● **TASK**
Write out the material exactly, with the pictures left out.

● **DATA BLOCK**
* BEGIN *
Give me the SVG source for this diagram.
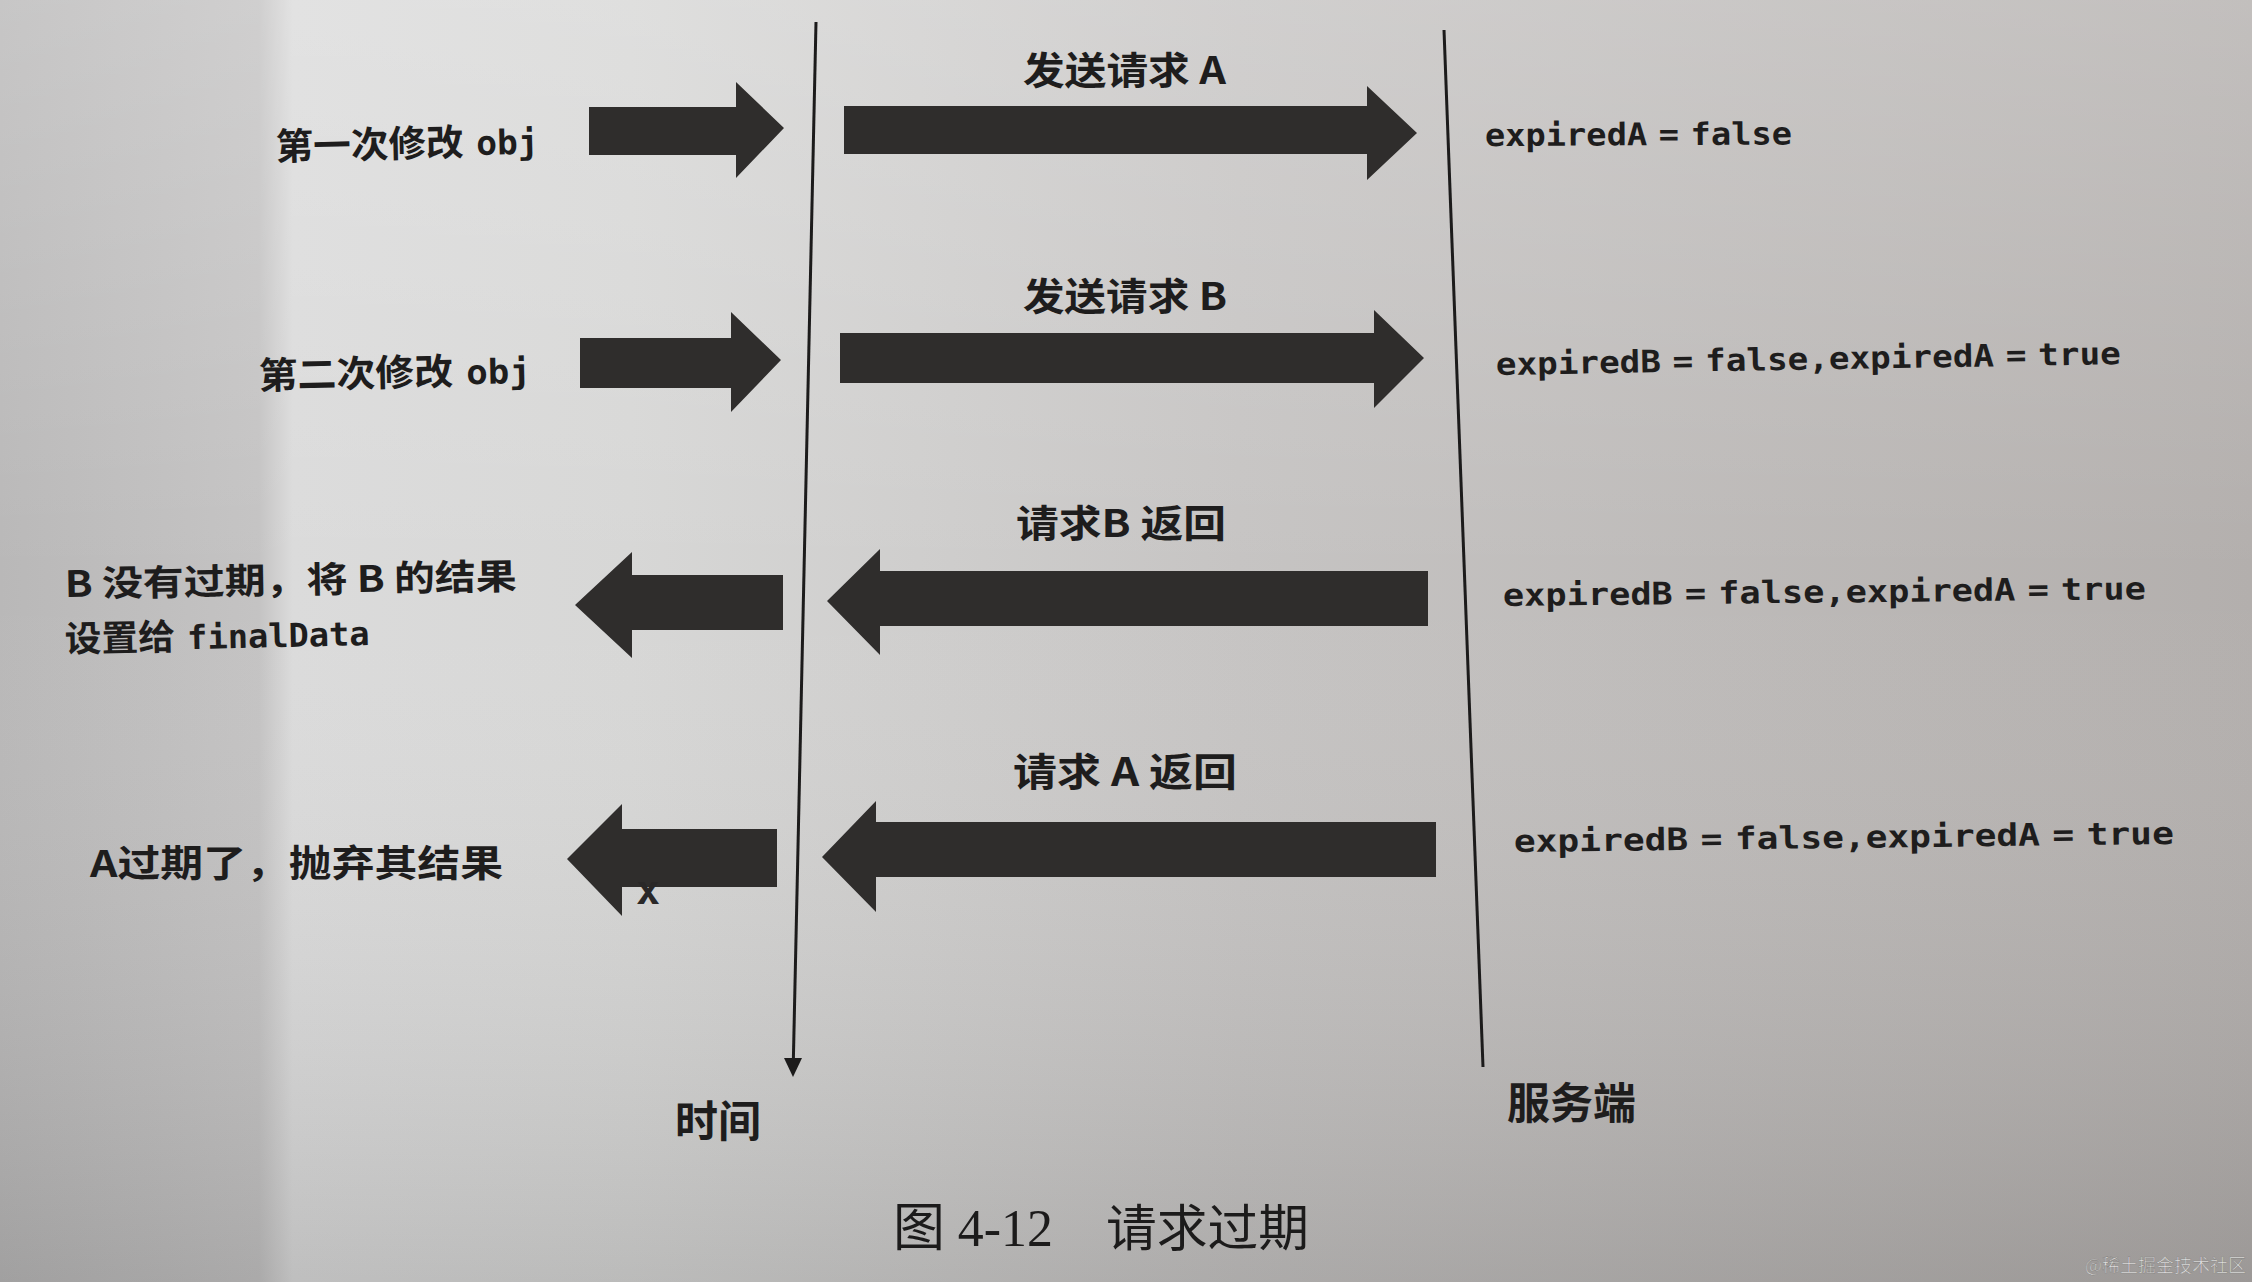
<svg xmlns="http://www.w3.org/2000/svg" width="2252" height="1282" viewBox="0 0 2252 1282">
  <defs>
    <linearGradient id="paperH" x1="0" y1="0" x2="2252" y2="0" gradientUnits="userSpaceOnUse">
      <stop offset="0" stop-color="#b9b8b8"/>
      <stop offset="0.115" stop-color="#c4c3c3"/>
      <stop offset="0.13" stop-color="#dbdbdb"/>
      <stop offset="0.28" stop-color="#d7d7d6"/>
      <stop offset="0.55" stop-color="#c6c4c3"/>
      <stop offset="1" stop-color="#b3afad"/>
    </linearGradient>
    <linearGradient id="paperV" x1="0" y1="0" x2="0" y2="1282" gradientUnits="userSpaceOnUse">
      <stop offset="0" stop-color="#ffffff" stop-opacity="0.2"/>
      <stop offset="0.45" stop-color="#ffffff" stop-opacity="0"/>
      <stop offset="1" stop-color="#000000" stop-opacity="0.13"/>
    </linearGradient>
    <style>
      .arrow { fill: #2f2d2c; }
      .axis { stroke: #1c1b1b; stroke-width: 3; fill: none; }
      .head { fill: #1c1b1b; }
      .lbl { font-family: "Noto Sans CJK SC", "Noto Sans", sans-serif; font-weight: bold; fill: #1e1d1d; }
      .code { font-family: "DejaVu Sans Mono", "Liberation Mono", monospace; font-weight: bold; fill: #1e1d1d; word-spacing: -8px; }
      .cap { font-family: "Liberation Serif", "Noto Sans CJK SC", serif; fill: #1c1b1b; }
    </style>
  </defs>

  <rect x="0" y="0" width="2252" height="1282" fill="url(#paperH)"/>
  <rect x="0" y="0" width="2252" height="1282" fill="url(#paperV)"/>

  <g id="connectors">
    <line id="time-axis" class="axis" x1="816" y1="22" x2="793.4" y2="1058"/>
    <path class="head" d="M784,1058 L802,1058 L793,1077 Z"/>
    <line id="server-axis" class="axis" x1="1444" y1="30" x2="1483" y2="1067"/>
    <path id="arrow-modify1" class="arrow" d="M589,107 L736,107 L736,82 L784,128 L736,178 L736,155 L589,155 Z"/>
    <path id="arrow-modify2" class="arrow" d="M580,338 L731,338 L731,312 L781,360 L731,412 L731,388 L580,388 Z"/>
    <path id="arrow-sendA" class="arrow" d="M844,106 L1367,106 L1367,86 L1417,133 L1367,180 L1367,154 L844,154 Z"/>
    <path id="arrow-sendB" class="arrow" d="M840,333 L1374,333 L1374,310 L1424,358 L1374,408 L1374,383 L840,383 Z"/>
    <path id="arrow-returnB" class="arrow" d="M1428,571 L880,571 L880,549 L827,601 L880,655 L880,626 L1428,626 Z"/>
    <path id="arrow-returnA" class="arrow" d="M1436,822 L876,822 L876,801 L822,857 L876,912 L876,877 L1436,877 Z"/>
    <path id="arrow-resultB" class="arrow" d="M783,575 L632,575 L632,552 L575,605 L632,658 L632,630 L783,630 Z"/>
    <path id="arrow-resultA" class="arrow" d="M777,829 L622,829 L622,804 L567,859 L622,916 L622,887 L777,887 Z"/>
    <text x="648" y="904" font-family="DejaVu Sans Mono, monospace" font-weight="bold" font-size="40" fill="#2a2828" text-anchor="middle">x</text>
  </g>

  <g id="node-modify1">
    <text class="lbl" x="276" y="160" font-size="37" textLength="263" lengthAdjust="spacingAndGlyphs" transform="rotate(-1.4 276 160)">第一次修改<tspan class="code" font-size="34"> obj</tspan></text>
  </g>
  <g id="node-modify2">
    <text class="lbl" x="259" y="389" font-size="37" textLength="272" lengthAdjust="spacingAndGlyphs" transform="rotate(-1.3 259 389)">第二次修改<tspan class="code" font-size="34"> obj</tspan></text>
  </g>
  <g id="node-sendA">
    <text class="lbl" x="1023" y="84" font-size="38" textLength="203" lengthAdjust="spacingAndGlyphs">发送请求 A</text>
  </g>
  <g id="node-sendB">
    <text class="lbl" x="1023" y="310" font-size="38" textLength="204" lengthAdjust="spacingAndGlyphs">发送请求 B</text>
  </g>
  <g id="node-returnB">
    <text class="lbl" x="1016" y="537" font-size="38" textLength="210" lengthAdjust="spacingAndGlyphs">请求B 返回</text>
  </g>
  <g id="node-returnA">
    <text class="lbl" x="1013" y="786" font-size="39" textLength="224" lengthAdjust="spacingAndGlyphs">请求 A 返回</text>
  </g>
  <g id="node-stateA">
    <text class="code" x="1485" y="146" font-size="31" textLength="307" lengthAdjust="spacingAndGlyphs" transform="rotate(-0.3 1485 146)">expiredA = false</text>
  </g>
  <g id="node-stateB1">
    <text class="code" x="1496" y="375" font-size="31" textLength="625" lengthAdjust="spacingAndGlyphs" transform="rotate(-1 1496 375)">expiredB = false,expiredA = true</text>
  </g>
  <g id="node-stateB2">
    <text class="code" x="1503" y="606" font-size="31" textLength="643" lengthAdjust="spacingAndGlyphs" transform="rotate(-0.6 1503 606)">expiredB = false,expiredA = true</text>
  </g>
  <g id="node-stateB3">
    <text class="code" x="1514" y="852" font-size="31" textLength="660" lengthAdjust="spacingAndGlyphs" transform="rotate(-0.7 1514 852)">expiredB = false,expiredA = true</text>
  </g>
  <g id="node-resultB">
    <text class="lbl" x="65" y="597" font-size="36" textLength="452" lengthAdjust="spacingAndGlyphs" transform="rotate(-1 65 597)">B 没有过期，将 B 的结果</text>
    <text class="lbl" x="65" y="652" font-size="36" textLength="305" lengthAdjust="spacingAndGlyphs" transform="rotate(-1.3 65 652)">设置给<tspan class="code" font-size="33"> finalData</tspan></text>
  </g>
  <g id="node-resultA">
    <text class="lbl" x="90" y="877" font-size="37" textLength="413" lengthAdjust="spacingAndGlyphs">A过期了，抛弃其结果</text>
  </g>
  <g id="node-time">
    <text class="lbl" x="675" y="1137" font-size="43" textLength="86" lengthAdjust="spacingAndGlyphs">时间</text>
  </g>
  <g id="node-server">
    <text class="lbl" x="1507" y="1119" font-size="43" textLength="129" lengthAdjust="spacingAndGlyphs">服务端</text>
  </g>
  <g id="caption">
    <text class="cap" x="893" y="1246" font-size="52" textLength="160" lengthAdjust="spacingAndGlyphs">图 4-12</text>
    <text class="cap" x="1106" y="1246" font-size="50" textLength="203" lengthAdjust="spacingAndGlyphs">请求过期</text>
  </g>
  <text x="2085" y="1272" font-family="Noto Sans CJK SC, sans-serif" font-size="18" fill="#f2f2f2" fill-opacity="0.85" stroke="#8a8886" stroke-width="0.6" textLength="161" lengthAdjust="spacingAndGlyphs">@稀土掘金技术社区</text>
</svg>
* END *
● **EXERCISE OUTPUT**
Give me the SVG source for this diagram.
<svg xmlns="http://www.w3.org/2000/svg" width="2252" height="1282" viewBox="0 0 2252 1282">
  <defs>
    <linearGradient id="paperH" x1="0" y1="0" x2="2252" y2="0" gradientUnits="userSpaceOnUse">
      <stop offset="0" stop-color="#b9b8b8"/>
      <stop offset="0.115" stop-color="#c4c3c3"/>
      <stop offset="0.13" stop-color="#dbdbdb"/>
      <stop offset="0.28" stop-color="#d7d7d6"/>
      <stop offset="0.55" stop-color="#c6c4c3"/>
      <stop offset="1" stop-color="#b3afad"/>
    </linearGradient>
    <linearGradient id="paperV" x1="0" y1="0" x2="0" y2="1282" gradientUnits="userSpaceOnUse">
      <stop offset="0" stop-color="#ffffff" stop-opacity="0.2"/>
      <stop offset="0.45" stop-color="#ffffff" stop-opacity="0"/>
      <stop offset="1" stop-color="#000000" stop-opacity="0.13"/>
    </linearGradient>
    <style>
      .arrow { fill: #2f2d2c; }
      .axis { stroke: #1c1b1b; stroke-width: 3; fill: none; }
      .head { fill: #1c1b1b; }
      .lbl { font-family: "Noto Sans CJK SC", "Noto Sans", sans-serif; font-weight: bold; fill: #1e1d1d; }
      .code { font-family: "DejaVu Sans Mono", "Liberation Mono", monospace; font-weight: bold; fill: #1e1d1d; word-spacing: -8px; }
      .cap { font-family: "Liberation Serif", "Noto Sans CJK SC", serif; fill: #1c1b1b; }
    </style>
  </defs>

  <rect x="0" y="0" width="2252" height="1282" fill="url(#paperH)"/>
  <rect x="0" y="0" width="2252" height="1282" fill="url(#paperV)"/>

  <g id="connectors">
    <line id="time-axis" class="axis" x1="816" y1="22" x2="793.4" y2="1058"/>
    <path class="head" d="M784,1058 L802,1058 L793,1077 Z"/>
    <line id="server-axis" class="axis" x1="1444" y1="30" x2="1483" y2="1067"/>
    <path id="arrow-modify1" class="arrow" d="M589,107 L736,107 L736,82 L784,128 L736,178 L736,155 L589,155 Z"/>
    <path id="arrow-modify2" class="arrow" d="M580,338 L731,338 L731,312 L781,360 L731,412 L731,388 L580,388 Z"/>
    <path id="arrow-sendA" class="arrow" d="M844,106 L1367,106 L1367,86 L1417,133 L1367,180 L1367,154 L844,154 Z"/>
    <path id="arrow-sendB" class="arrow" d="M840,333 L1374,333 L1374,310 L1424,358 L1374,408 L1374,383 L840,383 Z"/>
    <path id="arrow-returnB" class="arrow" d="M1428,571 L880,571 L880,549 L827,601 L880,655 L880,626 L1428,626 Z"/>
    <path id="arrow-returnA" class="arrow" d="M1436,822 L876,822 L876,801 L822,857 L876,912 L876,877 L1436,877 Z"/>
    <path id="arrow-resultB" class="arrow" d="M783,575 L632,575 L632,552 L575,605 L632,658 L632,630 L783,630 Z"/>
    <path id="arrow-resultA" class="arrow" d="M777,829 L622,829 L622,804 L567,859 L622,916 L622,887 L777,887 Z"/>
    <text x="648" y="904" font-family="DejaVu Sans Mono, monospace" font-weight="bold" font-size="40" fill="#2a2828" text-anchor="middle">x</text>
  </g>

  <g id="node-modify1">
    <text class="lbl" x="276" y="160" font-size="37" textLength="263" lengthAdjust="spacingAndGlyphs" transform="rotate(-1.4 276 160)">第一次修改<tspan class="code" font-size="34"> obj</tspan></text>
  </g>
  <g id="node-modify2">
    <text class="lbl" x="259" y="389" font-size="37" textLength="272" lengthAdjust="spacingAndGlyphs" transform="rotate(-1.3 259 389)">第二次修改<tspan class="code" font-size="34"> obj</tspan></text>
  </g>
  <g id="node-sendA">
    <text class="lbl" x="1023" y="84" font-size="38" textLength="203" lengthAdjust="spacingAndGlyphs">发送请求 A</text>
  </g>
  <g id="node-sendB">
    <text class="lbl" x="1023" y="310" font-size="38" textLength="204" lengthAdjust="spacingAndGlyphs">发送请求 B</text>
  </g>
  <g id="node-returnB">
    <text class="lbl" x="1016" y="537" font-size="38" textLength="210" lengthAdjust="spacingAndGlyphs">请求B 返回</text>
  </g>
  <g id="node-returnA">
    <text class="lbl" x="1013" y="786" font-size="39" textLength="224" lengthAdjust="spacingAndGlyphs">请求 A 返回</text>
  </g>
  <g id="node-stateA">
    <text class="code" x="1485" y="146" font-size="31" textLength="307" lengthAdjust="spacingAndGlyphs" transform="rotate(-0.3 1485 146)">expiredA = false</text>
  </g>
  <g id="node-stateB1">
    <text class="code" x="1496" y="375" font-size="31" textLength="625" lengthAdjust="spacingAndGlyphs" transform="rotate(-1 1496 375)">expiredB = false,expiredA = true</text>
  </g>
  <g id="node-stateB2">
    <text class="code" x="1503" y="606" font-size="31" textLength="643" lengthAdjust="spacingAndGlyphs" transform="rotate(-0.6 1503 606)">expiredB = false,expiredA = true</text>
  </g>
  <g id="node-stateB3">
    <text class="code" x="1514" y="852" font-size="31" textLength="660" lengthAdjust="spacingAndGlyphs" transform="rotate(-0.7 1514 852)">expiredB = false,expiredA = true</text>
  </g>
  <g id="node-resultB">
    <text class="lbl" x="65" y="597" font-size="36" textLength="452" lengthAdjust="spacingAndGlyphs" transform="rotate(-1 65 597)">B 没有过期，将 B 的结果</text>
    <text class="lbl" x="65" y="652" font-size="36" textLength="305" lengthAdjust="spacingAndGlyphs" transform="rotate(-1.3 65 652)">设置给<tspan class="code" font-size="33"> finalData</tspan></text>
  </g>
  <g id="node-resultA">
    <text class="lbl" x="90" y="877" font-size="37" textLength="413" lengthAdjust="spacingAndGlyphs">A过期了，抛弃其结果</text>
  </g>
  <g id="node-time">
    <text class="lbl" x="675" y="1137" font-size="43" textLength="86" lengthAdjust="spacingAndGlyphs">时间</text>
  </g>
  <g id="node-server">
    <text class="lbl" x="1507" y="1119" font-size="43" textLength="129" lengthAdjust="spacingAndGlyphs">服务端</text>
  </g>
  <g id="caption">
    <text class="cap" x="893" y="1246" font-size="52" textLength="160" lengthAdjust="spacingAndGlyphs">图 4-12</text>
    <text class="cap" x="1106" y="1246" font-size="50" textLength="203" lengthAdjust="spacingAndGlyphs">请求过期</text>
  </g>
  <text x="2085" y="1272" font-family="Noto Sans CJK SC, sans-serif" font-size="18" fill="#f2f2f2" fill-opacity="0.85" stroke="#8a8886" stroke-width="0.6" textLength="161" lengthAdjust="spacingAndGlyphs">@稀土掘金技术社区</text>
</svg>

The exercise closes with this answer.